### STATED TASK
Check each line of the records below for the word "chart" and copy those where it appears.

### EXERCISE DATA
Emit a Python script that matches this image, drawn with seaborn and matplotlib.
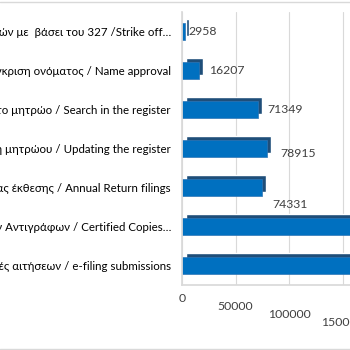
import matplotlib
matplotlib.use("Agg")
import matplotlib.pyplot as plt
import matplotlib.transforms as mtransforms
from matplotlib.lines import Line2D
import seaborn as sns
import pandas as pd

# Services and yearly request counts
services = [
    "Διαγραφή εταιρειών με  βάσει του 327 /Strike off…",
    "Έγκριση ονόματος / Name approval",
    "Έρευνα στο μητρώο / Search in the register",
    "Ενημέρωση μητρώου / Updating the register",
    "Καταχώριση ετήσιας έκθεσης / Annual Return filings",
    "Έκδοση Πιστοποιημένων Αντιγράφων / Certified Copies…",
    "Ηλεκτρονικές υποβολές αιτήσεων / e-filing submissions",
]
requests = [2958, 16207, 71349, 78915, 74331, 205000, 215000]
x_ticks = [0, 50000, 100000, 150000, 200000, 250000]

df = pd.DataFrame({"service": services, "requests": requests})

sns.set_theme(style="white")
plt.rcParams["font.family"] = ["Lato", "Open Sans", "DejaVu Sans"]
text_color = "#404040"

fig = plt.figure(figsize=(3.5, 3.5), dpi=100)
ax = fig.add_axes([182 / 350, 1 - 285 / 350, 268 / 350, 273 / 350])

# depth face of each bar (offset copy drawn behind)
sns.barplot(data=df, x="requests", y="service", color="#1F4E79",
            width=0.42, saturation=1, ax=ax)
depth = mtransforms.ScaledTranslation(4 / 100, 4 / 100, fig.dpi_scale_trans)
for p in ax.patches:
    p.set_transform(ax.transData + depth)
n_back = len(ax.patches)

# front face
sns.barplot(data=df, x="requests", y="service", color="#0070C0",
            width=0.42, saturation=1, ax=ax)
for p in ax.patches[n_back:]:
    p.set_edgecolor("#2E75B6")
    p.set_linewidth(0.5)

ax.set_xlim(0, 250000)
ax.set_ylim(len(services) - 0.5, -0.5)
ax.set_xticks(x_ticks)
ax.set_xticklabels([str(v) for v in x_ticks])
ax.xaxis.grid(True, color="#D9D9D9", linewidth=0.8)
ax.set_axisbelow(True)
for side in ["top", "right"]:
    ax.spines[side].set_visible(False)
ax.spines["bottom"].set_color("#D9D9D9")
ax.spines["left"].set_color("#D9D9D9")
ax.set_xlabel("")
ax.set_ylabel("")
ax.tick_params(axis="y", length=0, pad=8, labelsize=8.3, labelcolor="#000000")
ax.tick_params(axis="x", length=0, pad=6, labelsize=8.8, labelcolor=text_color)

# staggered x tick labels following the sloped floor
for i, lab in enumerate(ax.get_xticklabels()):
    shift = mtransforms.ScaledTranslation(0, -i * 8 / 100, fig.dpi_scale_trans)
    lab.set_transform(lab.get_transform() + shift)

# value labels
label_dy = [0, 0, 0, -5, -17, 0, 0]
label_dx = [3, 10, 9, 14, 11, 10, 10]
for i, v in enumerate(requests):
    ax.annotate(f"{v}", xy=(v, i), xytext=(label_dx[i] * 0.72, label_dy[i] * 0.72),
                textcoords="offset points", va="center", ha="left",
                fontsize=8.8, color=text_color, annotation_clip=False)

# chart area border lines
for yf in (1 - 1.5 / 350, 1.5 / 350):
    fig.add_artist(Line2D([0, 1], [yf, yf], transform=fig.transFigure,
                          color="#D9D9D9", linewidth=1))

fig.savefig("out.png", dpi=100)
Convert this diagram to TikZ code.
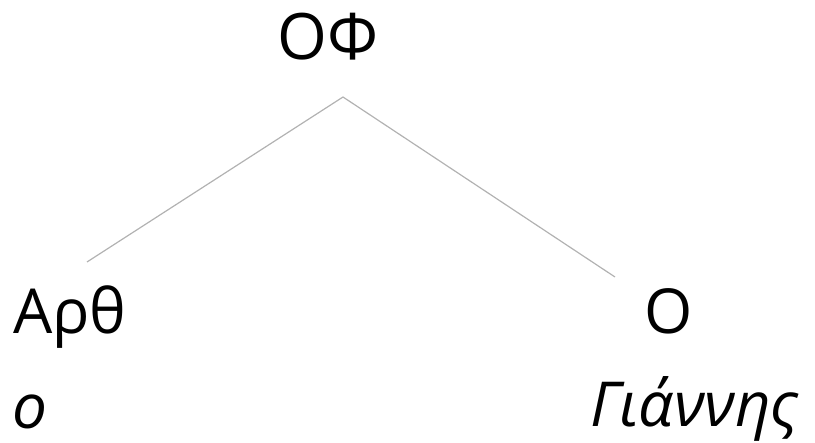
==
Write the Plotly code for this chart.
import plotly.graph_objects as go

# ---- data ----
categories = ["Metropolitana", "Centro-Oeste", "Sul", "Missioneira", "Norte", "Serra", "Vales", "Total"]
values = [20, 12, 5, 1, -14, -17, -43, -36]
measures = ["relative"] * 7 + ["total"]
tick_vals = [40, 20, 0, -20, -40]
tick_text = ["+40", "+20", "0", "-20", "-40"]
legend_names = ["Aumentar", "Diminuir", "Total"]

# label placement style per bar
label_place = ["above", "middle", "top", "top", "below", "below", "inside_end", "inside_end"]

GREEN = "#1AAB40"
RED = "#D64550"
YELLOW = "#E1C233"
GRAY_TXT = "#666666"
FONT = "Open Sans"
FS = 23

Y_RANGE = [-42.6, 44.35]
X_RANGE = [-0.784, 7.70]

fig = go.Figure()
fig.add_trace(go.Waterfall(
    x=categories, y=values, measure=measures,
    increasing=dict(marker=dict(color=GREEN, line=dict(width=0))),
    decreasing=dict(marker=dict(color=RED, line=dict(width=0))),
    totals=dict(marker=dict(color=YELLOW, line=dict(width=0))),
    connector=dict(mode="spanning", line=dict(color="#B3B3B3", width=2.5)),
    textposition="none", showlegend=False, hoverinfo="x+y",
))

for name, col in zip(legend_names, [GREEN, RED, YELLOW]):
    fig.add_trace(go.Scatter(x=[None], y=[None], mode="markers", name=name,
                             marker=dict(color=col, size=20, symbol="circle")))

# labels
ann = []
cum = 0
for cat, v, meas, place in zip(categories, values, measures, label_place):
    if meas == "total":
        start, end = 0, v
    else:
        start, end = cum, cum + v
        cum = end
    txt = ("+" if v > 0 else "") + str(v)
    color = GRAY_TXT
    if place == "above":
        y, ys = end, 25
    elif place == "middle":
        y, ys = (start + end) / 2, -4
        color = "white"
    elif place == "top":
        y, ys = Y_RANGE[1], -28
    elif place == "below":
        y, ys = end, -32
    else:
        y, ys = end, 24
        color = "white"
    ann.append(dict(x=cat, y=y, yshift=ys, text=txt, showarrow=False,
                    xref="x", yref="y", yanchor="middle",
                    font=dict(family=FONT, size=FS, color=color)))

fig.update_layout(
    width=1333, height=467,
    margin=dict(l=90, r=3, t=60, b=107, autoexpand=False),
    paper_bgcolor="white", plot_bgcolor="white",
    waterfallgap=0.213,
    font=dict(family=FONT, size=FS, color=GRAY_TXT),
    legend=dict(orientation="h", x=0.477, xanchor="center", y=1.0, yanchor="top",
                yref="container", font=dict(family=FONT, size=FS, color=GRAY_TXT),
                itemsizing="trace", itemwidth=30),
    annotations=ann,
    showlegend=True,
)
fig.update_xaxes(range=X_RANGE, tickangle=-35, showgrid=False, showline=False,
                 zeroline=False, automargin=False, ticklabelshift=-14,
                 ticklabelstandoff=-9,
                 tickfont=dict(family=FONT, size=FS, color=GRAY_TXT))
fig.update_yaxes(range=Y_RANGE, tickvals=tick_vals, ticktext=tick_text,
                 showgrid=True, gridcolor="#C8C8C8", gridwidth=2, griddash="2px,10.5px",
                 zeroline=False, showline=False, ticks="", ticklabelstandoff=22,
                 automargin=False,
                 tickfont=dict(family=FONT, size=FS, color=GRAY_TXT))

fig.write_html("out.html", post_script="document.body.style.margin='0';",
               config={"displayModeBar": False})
--
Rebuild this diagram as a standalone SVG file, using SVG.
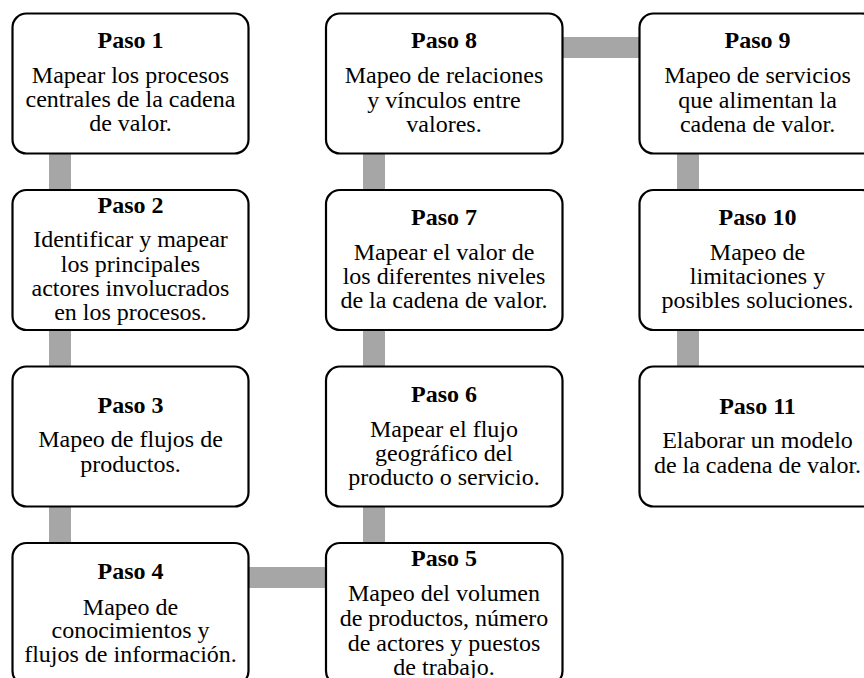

### RESPONSE FOR THIS EXERCISE
# chart area border lines
Write the Plotly code for this chart.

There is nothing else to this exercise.